REPUBLIKA.CO.ID, BANDAR LAMPUNG -- Kran impor yang berlebihan, membuat gula rafinasi (refined sugar) membanjiri pasar di wilayah Lampung. Dampaknya, harga gula di tingkat produsen gula di provinsi ini menjadi anjlok selama tahun 2014, sedangkan harga gula di pasaran masih tetap tinggi.
Gula rafinasi atau gula kristal putih ataupun gula mentah, yang tidak layak dikonsumsi langsung manusia, dan diperuntukan bahan baku pembuatan minuman dan makanan instan, menjadi pilihan industri makanan dan minuman yang ada di provinsi ini.
Manajer Pelayanan Bisnis dan Keuangan PT Gunung Madu Plantation (GMP) Lampung, Gunamarwan, mengakui selama tahun 2014, pabrik gulanya mengalami anjlok harga, meski produksi tahun ini meningkat. Kondisi tidak normalnya harga gula, sudah terjadi sejak tahun lalu, namun tahun 2014 terparah.
"Produksi gula meningkat tapi harga tetap turun atau anjlok. Gara-gara banyaknya gula rafinasi di pasaran. Tahun ini terparah," kata Gunamarwan, seusai ekspos biokonversi Black Soldiers Fly di PT GMP Kabupaten Lampung Tengah, Provinsi Lampung, Jumat (14/11).
Menurut dia, PT GMP pada tahun 2014 mengalami kenaikan produksi dari tahun 2013 yakni dari 181 ribu ton menjadi 195 ribu ton. Kenaikan ini belum berpengaruh dengan kondisi perusahaan karena harga gula masih tetap anjlok, dengan beredarnya gula rafinasi.
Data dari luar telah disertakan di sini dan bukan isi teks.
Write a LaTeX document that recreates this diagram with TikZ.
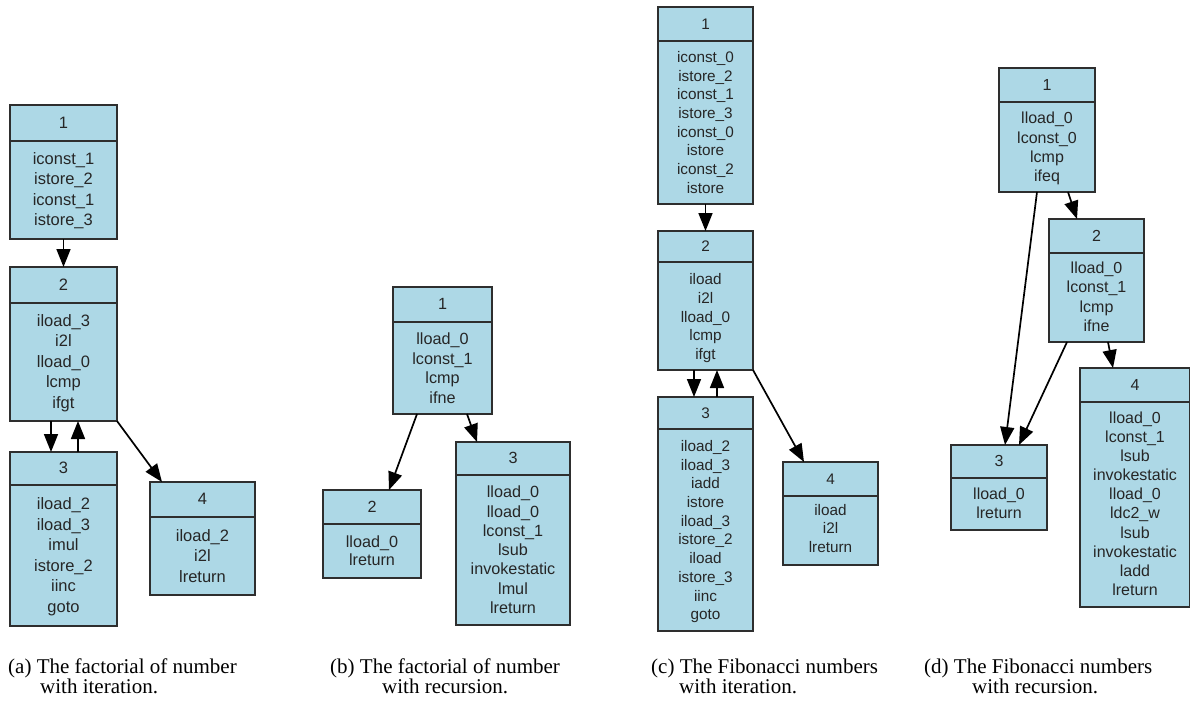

Kebijakan impor gula rafinasi ini sudah dibuka sejak tahun 2012. Tahun 2014, kuota kran impor kembali dibuka selebar-lebarnya hingga melebihi kebutuhan nasional. "Sekarang impor gula rafinasi sebanyak lima juta ton, padahal kebutuhannya hanya 2,9 juta ton saja," ujarnya.
Gunamarwan menyatakan harga gula di tingkat petani dan produsen gula berkisar Rp 8.300 hingga Rp 8.600 per kg, biasanya harga normal bagi produsen bisa mencapai Rp 10.100 per kg. "Jelas ini berdampak pada produsen gula di Lampung," jelasnya.